→ Records excerpted from a collection:
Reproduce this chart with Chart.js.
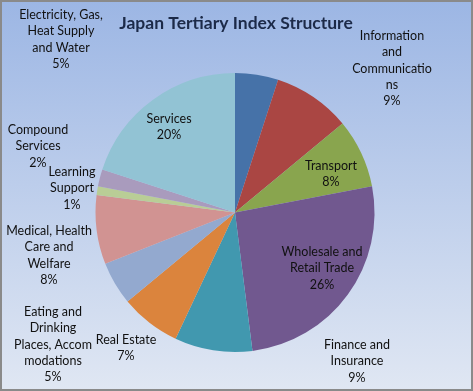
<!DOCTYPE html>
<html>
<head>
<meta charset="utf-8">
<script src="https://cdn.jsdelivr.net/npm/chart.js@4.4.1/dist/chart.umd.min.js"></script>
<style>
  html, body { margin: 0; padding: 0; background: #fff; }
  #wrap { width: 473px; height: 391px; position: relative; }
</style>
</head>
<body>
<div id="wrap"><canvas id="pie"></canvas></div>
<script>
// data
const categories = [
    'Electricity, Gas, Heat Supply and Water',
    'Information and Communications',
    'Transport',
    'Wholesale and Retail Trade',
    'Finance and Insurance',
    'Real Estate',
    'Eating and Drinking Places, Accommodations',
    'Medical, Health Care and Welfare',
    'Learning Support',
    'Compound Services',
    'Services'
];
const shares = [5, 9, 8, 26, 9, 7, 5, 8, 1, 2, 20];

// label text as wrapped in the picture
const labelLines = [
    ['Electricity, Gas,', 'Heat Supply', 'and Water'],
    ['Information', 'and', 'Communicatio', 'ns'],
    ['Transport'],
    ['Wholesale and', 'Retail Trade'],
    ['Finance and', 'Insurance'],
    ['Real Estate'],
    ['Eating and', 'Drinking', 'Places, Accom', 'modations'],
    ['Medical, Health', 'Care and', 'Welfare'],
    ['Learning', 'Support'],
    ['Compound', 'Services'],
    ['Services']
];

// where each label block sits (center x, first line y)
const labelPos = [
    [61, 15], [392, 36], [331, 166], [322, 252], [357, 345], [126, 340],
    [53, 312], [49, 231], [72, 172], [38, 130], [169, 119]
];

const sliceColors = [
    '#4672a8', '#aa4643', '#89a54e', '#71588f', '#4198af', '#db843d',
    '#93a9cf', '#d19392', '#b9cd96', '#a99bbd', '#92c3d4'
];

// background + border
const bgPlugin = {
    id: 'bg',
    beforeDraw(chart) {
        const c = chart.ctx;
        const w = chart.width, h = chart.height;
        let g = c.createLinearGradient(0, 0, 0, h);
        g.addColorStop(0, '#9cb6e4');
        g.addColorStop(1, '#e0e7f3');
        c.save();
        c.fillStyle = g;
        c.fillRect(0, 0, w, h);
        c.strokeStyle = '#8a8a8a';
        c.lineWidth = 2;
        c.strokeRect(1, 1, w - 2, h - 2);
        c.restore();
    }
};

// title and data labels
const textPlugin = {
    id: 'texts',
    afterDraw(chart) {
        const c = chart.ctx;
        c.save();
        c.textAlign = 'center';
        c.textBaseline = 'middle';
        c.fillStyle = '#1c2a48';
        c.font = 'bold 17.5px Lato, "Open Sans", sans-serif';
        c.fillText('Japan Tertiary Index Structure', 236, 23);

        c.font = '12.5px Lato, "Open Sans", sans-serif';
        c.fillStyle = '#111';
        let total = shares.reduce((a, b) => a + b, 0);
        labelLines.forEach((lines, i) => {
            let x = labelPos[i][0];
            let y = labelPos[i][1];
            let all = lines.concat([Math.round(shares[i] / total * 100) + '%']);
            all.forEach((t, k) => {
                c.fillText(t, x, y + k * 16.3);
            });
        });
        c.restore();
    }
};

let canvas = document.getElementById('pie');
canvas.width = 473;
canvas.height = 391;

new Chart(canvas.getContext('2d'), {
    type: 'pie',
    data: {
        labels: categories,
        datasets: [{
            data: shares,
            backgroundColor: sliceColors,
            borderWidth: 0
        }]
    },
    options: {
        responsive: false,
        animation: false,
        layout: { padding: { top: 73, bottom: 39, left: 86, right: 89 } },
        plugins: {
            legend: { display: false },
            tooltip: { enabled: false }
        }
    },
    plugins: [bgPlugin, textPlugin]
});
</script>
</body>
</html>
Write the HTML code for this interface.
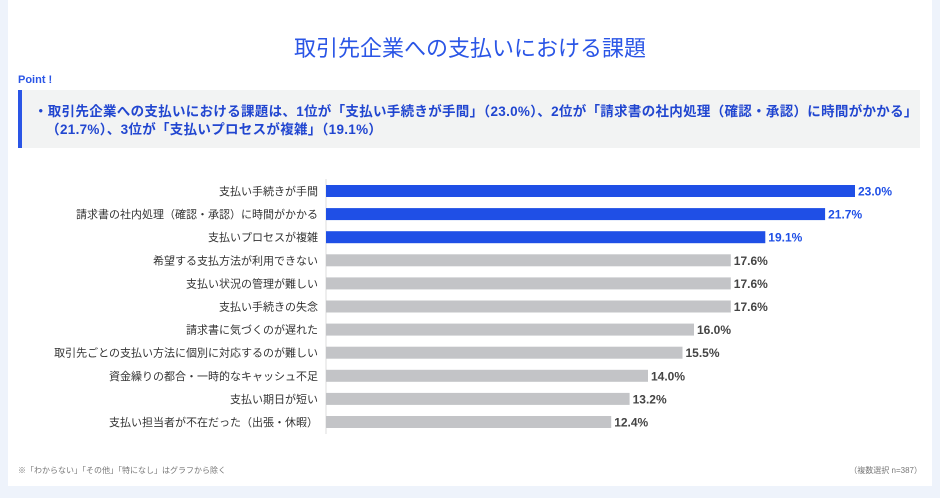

→ Stated task:
Give the data again exactly as written, with all pictures left out.

→ Response:
Reproduce this chart with Chart.js.
<!DOCTYPE html>
<html>
<head>
<meta charset="utf-8">
<script src="https://cdn.jsdelivr.net/npm/chart.js@4.4.1/dist/chart.umd.min.js"></script>
<style>
  html, body { margin: 0; padding: 0; background: #fff; }
  #wrap { width: 473px; height: 391px; position: relative; }
</style>
</head>
<body>
<div id="wrap"><canvas id="pie"></canvas></div>
<script>
// data
const categories = [
    'Electricity, Gas, Heat Supply and Water',
    'Information and Communications',
    'Transport',
    'Wholesale and Retail Trade',
    'Finance and Insurance',
    'Real Estate',
    'Eating and Drinking Places, Accommodations',
    'Medical, Health Care and Welfare',
    'Learning Support',
    'Compound Services',
    'Services'
];
const shares = [5, 9, 8, 26, 9, 7, 5, 8, 1, 2, 20];

// label text as wrapped in the picture
const labelLines = [
    ['Electricity, Gas,', 'Heat Supply', 'and Water'],
    ['Information', 'and', 'Communicatio', 'ns'],
    ['Transport'],
    ['Wholesale and', 'Retail Trade'],
    ['Finance and', 'Insurance'],
    ['Real Estate'],
    ['Eating and', 'Drinking', 'Places, Accom', 'modations'],
    ['Medical, Health', 'Care and', 'Welfare'],
    ['Learning', 'Support'],
    ['Compound', 'Services'],
    ['Services']
];

// where each label block sits (center x, first line y)
const labelPos = [
    [61, 15], [392, 36], [331, 166], [322, 252], [357, 345], [126, 340],
    [53, 312], [49, 231], [72, 172], [38, 130], [169, 119]
];

const sliceColors = [
    '#4672a8', '#aa4643', '#89a54e', '#71588f', '#4198af', '#db843d',
    '#93a9cf', '#d19392', '#b9cd96', '#a99bbd', '#92c3d4'
];

// background + border
const bgPlugin = {
    id: 'bg',
    beforeDraw(chart) {
        const c = chart.ctx;
        const w = chart.width, h = chart.height;
        let g = c.createLinearGradient(0, 0, 0, h);
        g.addColorStop(0, '#9cb6e4');
        g.addColorStop(1, '#e0e7f3');
        c.save();
        c.fillStyle = g;
        c.fillRect(0, 0, w, h);
        c.strokeStyle = '#8a8a8a';
        c.lineWidth = 2;
        c.strokeRect(1, 1, w - 2, h - 2);
        c.restore();
    }
};

// title and data labels
const textPlugin = {
    id: 'texts',
    afterDraw(chart) {
        const c = chart.ctx;
        c.save();
        c.textAlign = 'center';
        c.textBaseline = 'middle';
        c.fillStyle = '#1c2a48';
        c.font = 'bold 17.5px Lato, "Open Sans", sans-serif';
        c.fillText('Japan Tertiary Index Structure', 236, 23);

        c.font = '12.5px Lato, "Open Sans", sans-serif';
        c.fillStyle = '#111';
        let total = shares.reduce((a, b) => a + b, 0);
        labelLines.forEach((lines, i) => {
            let x = labelPos[i][0];
            let y = labelPos[i][1];
            let all = lines.concat([Math.round(shares[i] / total * 100) + '%']);
            all.forEach((t, k) => {
                c.fillText(t, x, y + k * 16.3);
            });
        });
        c.restore();
    }
};

let canvas = document.getElementById('pie');
canvas.width = 473;
canvas.height = 391;

new Chart(canvas.getContext('2d'), {
    type: 'pie',
    data: {
        labels: categories,
        datasets: [{
            data: shares,
            backgroundColor: sliceColors,
            borderWidth: 0
        }]
    },
    options: {
        responsive: false,
        animation: false,
        layout: { padding: { top: 73, bottom: 39, left: 86, right: 89 } },
        plugins: {
            legend: { display: false },
            tooltip: { enabled: false }
        }
    },
    plugins: [bgPlugin, textPlugin]
});
</script>
</body>
</html>
Write the HTML code for this interface.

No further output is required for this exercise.